▸ **Task objective**: Starting with the first line of the listing, quote each line exactly until and including the one with "(0,0) rectangle (954,1342);", leaving pictures out.

▸ **Data section**:

# # # #

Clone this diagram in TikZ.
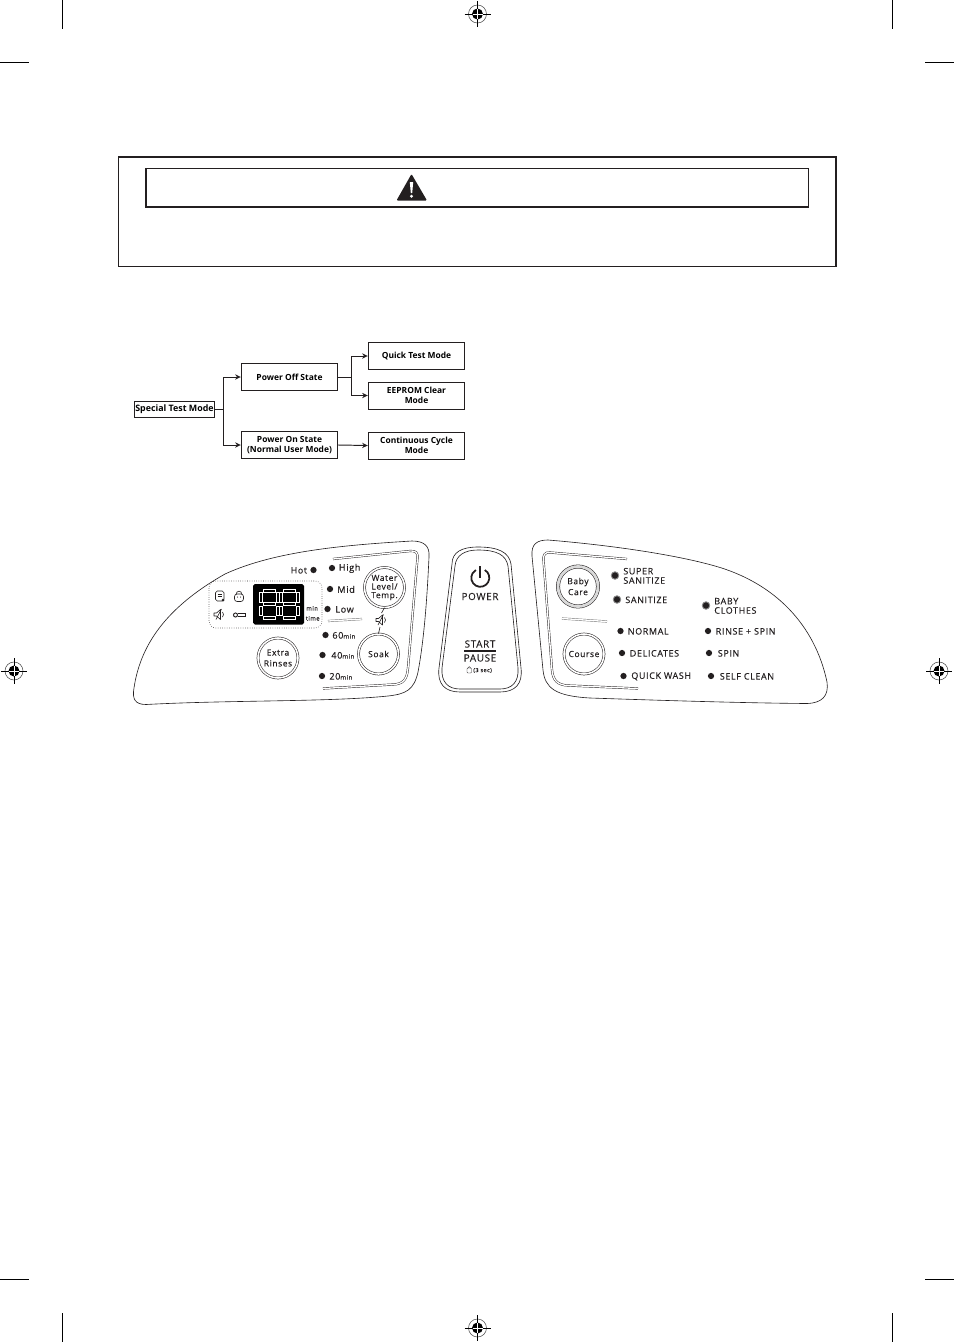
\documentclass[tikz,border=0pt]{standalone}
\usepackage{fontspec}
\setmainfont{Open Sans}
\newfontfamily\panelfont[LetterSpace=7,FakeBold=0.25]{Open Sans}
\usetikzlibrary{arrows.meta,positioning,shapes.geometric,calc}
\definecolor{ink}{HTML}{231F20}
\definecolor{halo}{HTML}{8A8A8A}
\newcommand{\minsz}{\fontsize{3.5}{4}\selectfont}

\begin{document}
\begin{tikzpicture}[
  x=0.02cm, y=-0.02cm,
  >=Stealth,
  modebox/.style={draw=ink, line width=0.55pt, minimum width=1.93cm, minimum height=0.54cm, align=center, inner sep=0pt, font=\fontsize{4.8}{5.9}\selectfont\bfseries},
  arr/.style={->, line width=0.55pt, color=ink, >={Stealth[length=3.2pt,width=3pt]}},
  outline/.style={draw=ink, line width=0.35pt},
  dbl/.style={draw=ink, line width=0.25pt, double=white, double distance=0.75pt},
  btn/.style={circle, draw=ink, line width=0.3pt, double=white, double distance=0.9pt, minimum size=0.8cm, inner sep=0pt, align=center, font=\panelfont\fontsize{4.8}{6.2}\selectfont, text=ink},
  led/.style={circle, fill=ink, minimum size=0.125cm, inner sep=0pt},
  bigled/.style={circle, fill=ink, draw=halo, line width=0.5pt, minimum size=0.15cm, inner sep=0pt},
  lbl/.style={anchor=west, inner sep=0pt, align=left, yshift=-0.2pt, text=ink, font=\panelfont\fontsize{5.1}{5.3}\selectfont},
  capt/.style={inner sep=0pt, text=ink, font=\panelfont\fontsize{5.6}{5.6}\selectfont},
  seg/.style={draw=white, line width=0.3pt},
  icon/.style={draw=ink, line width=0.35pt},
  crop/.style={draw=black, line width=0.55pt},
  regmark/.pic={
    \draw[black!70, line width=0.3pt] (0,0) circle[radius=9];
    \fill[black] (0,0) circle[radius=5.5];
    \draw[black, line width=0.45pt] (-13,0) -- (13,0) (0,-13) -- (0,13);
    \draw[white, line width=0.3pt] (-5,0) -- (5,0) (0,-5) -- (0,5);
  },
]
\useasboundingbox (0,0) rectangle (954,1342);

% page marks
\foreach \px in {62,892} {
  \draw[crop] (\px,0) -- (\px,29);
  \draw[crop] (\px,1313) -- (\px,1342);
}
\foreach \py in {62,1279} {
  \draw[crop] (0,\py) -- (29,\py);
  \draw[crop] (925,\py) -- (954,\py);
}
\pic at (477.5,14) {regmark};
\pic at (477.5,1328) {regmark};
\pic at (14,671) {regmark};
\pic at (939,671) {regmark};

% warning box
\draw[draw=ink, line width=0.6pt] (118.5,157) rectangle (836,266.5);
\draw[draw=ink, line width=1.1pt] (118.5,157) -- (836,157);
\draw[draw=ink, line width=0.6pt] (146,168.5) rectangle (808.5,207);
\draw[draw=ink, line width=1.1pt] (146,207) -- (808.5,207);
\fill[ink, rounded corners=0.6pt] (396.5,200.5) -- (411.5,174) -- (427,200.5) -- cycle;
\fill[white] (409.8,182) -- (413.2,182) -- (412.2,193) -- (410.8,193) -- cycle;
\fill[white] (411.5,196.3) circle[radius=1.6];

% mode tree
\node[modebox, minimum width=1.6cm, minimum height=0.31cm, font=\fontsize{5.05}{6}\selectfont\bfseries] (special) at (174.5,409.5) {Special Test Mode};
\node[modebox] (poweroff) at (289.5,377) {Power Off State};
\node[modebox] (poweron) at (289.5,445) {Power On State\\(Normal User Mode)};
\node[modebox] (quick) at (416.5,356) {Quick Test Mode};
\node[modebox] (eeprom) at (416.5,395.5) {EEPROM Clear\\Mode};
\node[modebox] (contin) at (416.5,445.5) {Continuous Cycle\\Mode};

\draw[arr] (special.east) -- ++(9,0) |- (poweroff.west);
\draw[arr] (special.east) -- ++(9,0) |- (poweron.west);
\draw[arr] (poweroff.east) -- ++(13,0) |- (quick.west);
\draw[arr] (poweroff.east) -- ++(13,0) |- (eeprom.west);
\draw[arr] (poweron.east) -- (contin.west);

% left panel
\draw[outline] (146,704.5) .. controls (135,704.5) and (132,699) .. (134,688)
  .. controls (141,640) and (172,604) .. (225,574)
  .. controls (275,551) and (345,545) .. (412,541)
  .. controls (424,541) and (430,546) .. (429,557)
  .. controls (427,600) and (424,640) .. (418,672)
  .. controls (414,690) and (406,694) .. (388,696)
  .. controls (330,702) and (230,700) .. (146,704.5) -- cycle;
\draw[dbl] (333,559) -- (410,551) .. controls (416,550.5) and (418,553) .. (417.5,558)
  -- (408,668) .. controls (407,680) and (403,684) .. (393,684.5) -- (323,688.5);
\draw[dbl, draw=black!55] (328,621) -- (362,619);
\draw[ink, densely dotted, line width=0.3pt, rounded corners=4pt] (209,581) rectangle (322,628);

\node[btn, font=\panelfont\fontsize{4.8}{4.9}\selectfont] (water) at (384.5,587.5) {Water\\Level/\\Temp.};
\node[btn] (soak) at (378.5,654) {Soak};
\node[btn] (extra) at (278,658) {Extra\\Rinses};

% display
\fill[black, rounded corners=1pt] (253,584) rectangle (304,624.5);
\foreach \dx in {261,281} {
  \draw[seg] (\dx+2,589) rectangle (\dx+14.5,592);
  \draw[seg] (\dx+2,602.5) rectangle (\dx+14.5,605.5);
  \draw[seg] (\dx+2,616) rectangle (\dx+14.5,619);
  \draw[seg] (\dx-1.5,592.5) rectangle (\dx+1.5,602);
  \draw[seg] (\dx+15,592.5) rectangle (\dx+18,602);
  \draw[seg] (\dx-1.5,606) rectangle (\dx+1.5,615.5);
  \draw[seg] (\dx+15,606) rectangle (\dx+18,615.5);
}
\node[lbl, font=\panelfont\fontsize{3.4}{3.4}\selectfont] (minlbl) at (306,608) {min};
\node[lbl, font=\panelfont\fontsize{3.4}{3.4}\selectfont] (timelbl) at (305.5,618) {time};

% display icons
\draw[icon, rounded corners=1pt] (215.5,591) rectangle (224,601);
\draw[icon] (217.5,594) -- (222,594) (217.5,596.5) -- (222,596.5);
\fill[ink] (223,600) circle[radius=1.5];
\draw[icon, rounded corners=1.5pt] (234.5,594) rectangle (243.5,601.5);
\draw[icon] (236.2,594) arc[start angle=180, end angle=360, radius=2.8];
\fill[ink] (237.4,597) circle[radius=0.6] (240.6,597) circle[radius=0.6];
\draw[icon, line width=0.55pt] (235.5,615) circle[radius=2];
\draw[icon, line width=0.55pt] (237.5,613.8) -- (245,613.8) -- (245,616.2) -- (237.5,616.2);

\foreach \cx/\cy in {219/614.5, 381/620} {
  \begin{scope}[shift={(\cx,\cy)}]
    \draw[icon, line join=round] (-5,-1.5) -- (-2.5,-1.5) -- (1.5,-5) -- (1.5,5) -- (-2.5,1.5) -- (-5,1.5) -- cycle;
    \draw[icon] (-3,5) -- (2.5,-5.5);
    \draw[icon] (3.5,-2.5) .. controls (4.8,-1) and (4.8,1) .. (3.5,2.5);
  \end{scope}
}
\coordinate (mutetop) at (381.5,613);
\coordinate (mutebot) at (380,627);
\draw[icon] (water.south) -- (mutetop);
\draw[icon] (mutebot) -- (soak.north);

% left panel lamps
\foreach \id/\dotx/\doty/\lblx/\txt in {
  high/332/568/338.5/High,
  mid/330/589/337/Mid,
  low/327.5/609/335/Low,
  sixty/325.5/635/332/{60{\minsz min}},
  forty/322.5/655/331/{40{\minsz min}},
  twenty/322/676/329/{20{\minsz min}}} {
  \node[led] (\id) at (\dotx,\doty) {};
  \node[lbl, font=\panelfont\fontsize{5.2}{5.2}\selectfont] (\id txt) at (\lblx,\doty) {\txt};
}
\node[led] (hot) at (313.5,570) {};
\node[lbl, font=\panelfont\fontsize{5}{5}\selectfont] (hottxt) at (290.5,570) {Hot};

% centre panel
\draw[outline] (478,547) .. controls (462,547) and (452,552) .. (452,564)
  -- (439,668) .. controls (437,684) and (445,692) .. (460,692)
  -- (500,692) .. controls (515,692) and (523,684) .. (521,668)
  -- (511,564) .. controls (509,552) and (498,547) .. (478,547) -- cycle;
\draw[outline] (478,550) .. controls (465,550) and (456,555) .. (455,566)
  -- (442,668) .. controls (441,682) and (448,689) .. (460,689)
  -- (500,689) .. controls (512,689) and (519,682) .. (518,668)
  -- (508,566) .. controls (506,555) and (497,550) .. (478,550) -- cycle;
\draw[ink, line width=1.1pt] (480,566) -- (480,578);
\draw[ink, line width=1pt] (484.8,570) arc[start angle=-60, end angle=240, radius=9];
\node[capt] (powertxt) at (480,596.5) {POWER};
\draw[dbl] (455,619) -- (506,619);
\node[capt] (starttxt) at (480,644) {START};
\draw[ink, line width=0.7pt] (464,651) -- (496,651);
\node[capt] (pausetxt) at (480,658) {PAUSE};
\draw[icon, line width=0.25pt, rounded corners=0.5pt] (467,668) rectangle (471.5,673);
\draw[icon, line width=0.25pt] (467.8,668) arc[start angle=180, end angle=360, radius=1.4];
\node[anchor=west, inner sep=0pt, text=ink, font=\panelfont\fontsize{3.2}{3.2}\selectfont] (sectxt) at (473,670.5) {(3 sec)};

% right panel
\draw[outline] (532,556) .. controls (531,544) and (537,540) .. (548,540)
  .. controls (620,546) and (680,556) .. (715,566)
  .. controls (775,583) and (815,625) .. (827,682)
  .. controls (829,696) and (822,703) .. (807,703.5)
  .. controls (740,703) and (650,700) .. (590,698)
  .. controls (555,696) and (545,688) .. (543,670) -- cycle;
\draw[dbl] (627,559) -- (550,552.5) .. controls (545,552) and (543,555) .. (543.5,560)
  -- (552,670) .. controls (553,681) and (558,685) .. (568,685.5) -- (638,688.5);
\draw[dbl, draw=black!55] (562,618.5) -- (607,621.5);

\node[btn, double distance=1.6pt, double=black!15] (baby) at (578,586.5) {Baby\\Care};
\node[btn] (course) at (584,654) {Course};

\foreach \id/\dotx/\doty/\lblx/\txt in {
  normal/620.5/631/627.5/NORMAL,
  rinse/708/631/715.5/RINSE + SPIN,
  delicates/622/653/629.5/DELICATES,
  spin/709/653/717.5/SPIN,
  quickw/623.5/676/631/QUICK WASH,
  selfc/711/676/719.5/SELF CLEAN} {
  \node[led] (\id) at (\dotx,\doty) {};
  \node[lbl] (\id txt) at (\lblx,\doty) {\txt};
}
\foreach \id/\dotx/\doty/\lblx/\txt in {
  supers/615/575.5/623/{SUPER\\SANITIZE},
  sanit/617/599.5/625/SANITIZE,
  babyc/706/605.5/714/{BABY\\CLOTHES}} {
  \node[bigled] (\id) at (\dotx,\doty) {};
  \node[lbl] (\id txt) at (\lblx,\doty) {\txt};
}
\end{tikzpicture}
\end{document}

# # # #

▸ **Result for this task**:
Clone this diagram in TikZ.
\documentclass[tikz,border=0pt]{standalone}
\usepackage{fontspec}
\setmainfont{Open Sans}
\newfontfamily\panelfont[LetterSpace=7,FakeBold=0.25]{Open Sans}
\usetikzlibrary{arrows.meta,positioning,shapes.geometric,calc}
\definecolor{ink}{HTML}{231F20}
\definecolor{halo}{HTML}{8A8A8A}
\newcommand{\minsz}{\fontsize{3.5}{4}\selectfont}

\begin{document}
\begin{tikzpicture}[
  x=0.02cm, y=-0.02cm,
  >=Stealth,
  modebox/.style={draw=ink, line width=0.55pt, minimum width=1.93cm, minimum height=0.54cm, align=center, inner sep=0pt, font=\fontsize{4.8}{5.9}\selectfont\bfseries},
  arr/.style={->, line width=0.55pt, color=ink, >={Stealth[length=3.2pt,width=3pt]}},
  outline/.style={draw=ink, line width=0.35pt},
  dbl/.style={draw=ink, line width=0.25pt, double=white, double distance=0.75pt},
  btn/.style={circle, draw=ink, line width=0.3pt, double=white, double distance=0.9pt, minimum size=0.8cm, inner sep=0pt, align=center, font=\panelfont\fontsize{4.8}{6.2}\selectfont, text=ink},
  led/.style={circle, fill=ink, minimum size=0.125cm, inner sep=0pt},
  bigled/.style={circle, fill=ink, draw=halo, line width=0.5pt, minimum size=0.15cm, inner sep=0pt},
  lbl/.style={anchor=west, inner sep=0pt, align=left, yshift=-0.2pt, text=ink, font=\panelfont\fontsize{5.1}{5.3}\selectfont},
  capt/.style={inner sep=0pt, text=ink, font=\panelfont\fontsize{5.6}{5.6}\selectfont},
  seg/.style={draw=white, line width=0.3pt},
  icon/.style={draw=ink, line width=0.35pt},
  crop/.style={draw=black, line width=0.55pt},
  regmark/.pic={
    \draw[black!70, line width=0.3pt] (0,0) circle[radius=9];
    \fill[black] (0,0) circle[radius=5.5];
    \draw[black, line width=0.45pt] (-13,0) -- (13,0) (0,-13) -- (0,13);
    \draw[white, line width=0.3pt] (-5,0) -- (5,0) (0,-5) -- (0,5);
  },
]
\useasboundingbox (0,0) rectangle (954,1342);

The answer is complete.